Sampai saat ini Menteri Koordinator Politik, Hukum, dan Keamanan Mahfud MD dan Menteri Dalam Negeri Tito Karnavian menyatakan agenda dan tahapan menuju pemilu 2024 tetap dilaksanakan sesuai jadwal. Mahfud sempat mengirim undangan kepada Komisi Pemilihan Umum (KPU) dan Badan Pengawas Pemilu (Bawaslu) untuk membahas soal penundaan pemilu pada pekan lalu, tetapi akhirnya dibatalkan dengan alasan bisa menimbulkan praduga dan isunya dikhawatirkan menjadi liar.
"Dua menteri dalam bidang polhukam, Mahfud MD dan Tito Karnavian, telah menegaskan tidak ada penundaan pemilu. Terlihat jelas ada ketidaksatuan sikap di pemerintahan mengenai pemilu 2024," ujar Bawono.
Menteri Investasi/Kepala BKPM Bahlil Lahadalia yang mulanya mengomentari isu terkait perpanjangan masa jabatan presiden pada 2021 lalu.
Ketua Umum Partai Kebangkitan Bangsa (PKB) Muhaimin Iskandar lantas mengusulkan gagasan tentang penundaan pemilu 2024. Tidak lama kemudian Ketua Umum Partai Amanat Nasional (PAN) Zulkifli Hasan dan Ketum Partai Golkar Airlangga Hartarto mengusulkan hal yang sama.

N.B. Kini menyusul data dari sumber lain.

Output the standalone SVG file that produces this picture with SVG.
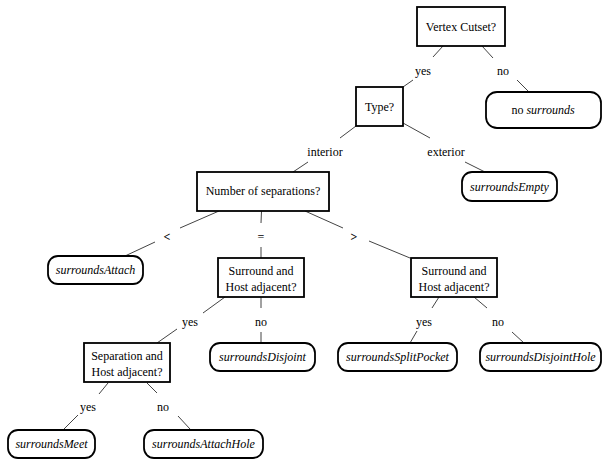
<svg xmlns="http://www.w3.org/2000/svg" width="603" height="462" viewBox="0 0 603 462" font-family="'Liberation Serif', 'Times New Roman', Times, 'DejaVu Serif', serif">
<style>
text{font-family:'Liberation Serif','Times New Roman',Times,'DejaVu Serif',serif;font-size:12px;fill:#000;text-anchor:middle}
.it{font-style:italic}
.sym{font-weight:bold}
.box{fill:#fff;stroke:#000;stroke-width:1.8}
.leaf{fill:#fff;stroke:#000;stroke-width:1.8}
.edge line{stroke:#444;stroke-width:1}
</style>
<rect width="603" height="462" fill="#fff"/>
<g id="connectors" class="edge">
<line x1="443" y1="46" x2="433" y2="57"/><line x1="413" y1="80" x2="403" y2="87"/>
<line x1="482" y1="46" x2="493" y2="58"/><line x1="517" y1="80" x2="529" y2="92"/>
<line x1="356" y1="126" x2="340" y2="138"/><line x1="308" y1="162" x2="293" y2="172"/>
<line x1="403" y1="123" x2="430" y2="138"/><line x1="465" y1="162" x2="485" y2="172"/>
<line x1="219" y1="211" x2="180" y2="228"/><line x1="155" y1="242" x2="125" y2="256"/>
<line x1="261.5" y1="211" x2="261" y2="223"/><line x1="261" y1="247" x2="261" y2="258"/>
<line x1="305" y1="211" x2="343" y2="228"/><line x1="369" y1="241" x2="410" y2="258"/>
<line x1="225" y1="297" x2="203" y2="313"/><line x1="177" y1="329" x2="157" y2="343"/>
<line x1="261" y1="297" x2="261" y2="308"/><line x1="261" y1="332" x2="261" y2="343"/>
<line x1="439" y1="297" x2="432" y2="308"/><line x1="417" y1="331" x2="410" y2="343"/>
<line x1="474" y1="297" x2="487" y2="308"/><line x1="512" y1="332" x2="524" y2="343"/>
<line x1="108" y1="383" x2="99" y2="394"/><line x1="78" y1="415" x2="64" y2="429"/>
<line x1="147" y1="383" x2="157" y2="393"/><line x1="178" y1="416" x2="190" y2="429"/>
<text x="423" y="75">yes</text>
<text x="503" y="75">no</text>
<text x="325" y="156">interior</text>
<text x="446" y="156">exterior</text>
<text class="sym" x="167" y="241">&lt;</text>
<text x="261" y="241">=</text>
<text class="sym" x="354" y="241">&gt;</text>
<text x="190" y="326">yes</text>
<text x="261" y="326">no</text>
<text x="424" y="326">yes</text>
<text x="498" y="326">no</text>
<text x="88" y="411">yes</text>
<text x="163" y="411">no</text>
</g>
<g id="vertexCutset"><rect class="box" x="417" y="7" width="88" height="39"/><text x="461" y="31">Vertex Cutset?</text></g>
<g id="noSurrounds"><rect class="leaf" x="486" y="92" width="115" height="36" rx="11"/><text x="543" y="114">no <tspan class="it">surrounds</tspan></text></g>
<g id="type"><rect class="box" x="356" y="87" width="47" height="39"/><text x="379.5" y="111">Type?</text></g>
<g id="surroundsEmpty"><rect class="leaf" x="462" y="172" width="95" height="29" rx="10"/><text class="it" x="509.5" y="191">surroundsEmpty</text></g>
<g id="numSeparations"><rect class="box" x="197" y="172" width="132" height="39"/><text x="263" y="195">Number of separations?</text></g>
<g id="surroundsAttach"><rect class="leaf" x="48" y="256" width="95" height="28" rx="10"/><text class="it" x="95.5" y="274">surroundsAttach</text></g>
<g id="surroundHostAdj1"><rect class="box" x="218" y="258" width="86" height="39"/><text x="261" y="275">Surround and</text><text x="261" y="291">Host adjacent?</text></g>
<g id="surroundHostAdj2"><rect class="box" x="411" y="258" width="86" height="39"/><text x="454" y="275">Surround and</text><text x="454" y="291">Host adjacent?</text></g>
<g id="separationHostAdj"><rect class="box" x="84" y="343" width="86" height="39"/><text x="127" y="360">Separation and</text><text x="127" y="376">Host adjacent?</text></g>
<g id="surroundsDisjoint"><rect class="leaf" x="210" y="343" width="105" height="28" rx="10"/><text class="it" x="262.5" y="361">surroundsDisjoint</text></g>
<g id="surroundsSplitPocket"><rect class="leaf" x="338" y="343" width="119" height="28" rx="10"/><text class="it" x="397.5" y="361">surroundsSplitPocket</text></g>
<g id="surroundsDisjointHole"><rect class="leaf" x="480" y="343" width="121" height="28" rx="10"/><text class="it" x="540.5" y="361">surroundsDisjointHole</text></g>
<g id="surroundsMeet"><rect class="leaf" x="8" y="430" width="87" height="28" rx="10"/><text class="it" x="51.5" y="448">surroundsMeet</text></g>
<g id="surroundsAttachHole"><rect class="leaf" x="144" y="430" width="119" height="28" rx="10"/><text class="it" x="203.5" y="448">surroundsAttachHole</text></g>
</svg>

Selain alasan pemulihan ekonomi, Muhaimin mengatakan banyak akun di media sosial setuju dengan usulannya agar pelaksanaan Pemilu 2024 ditunda.
Menurut klaim Muhaimin soal analisis big data perbincangan di media sosial, dari 100 juta subjek akun di medsos, 60 persen di antaranya mendukung penundaan pemilu dan 40 persen menolak.
Luhut beberapa waktu lalu juga mengatakan dia memiliki data aspirasi rakyat Indonesia yang ingin Pemilu 2024 ditunda. Menurut dia, masyarakat ingin kondisi sosial politik yang tenang serta perbaikan kondisi perekonomian nasional.
Luhut mengklaim terdapat big data yang berisi percakapan 110 juta orang di media sosial mendukung penundaan Pemilu 2024.
Partai Solidaritas Indonesia (PSI) sebagai bagian dari koalisi pemerintah menyatakan mereka menolak wacana penundaan pemilu. Namun, mereka mendukung usulan perubahan masa jabatan presiden menjadi 3 periode dengan alasan klaim bahwa rakyat masih menghendaki dan belum ada tokoh yang bisa menggantikan Presiden Joko Widodo (Jokowi) untuk memimpin.
Jokowi pernah menegaskan tidak pernah berniat ingin menjadi presiden tiga periode karena menyalahi konstitusi. Sebab, UUD 1945 mengatur, kekuasaan hanya bisa dipegang maksimal selama dua periode untuk orang yang sama.
"Kita bukan hanya taat dan tunduk, tetapi juga patuh pada konstitusi," kata Jokowi di Istana Bogor, Jawa Barat, 4 Maret 2022 lalu.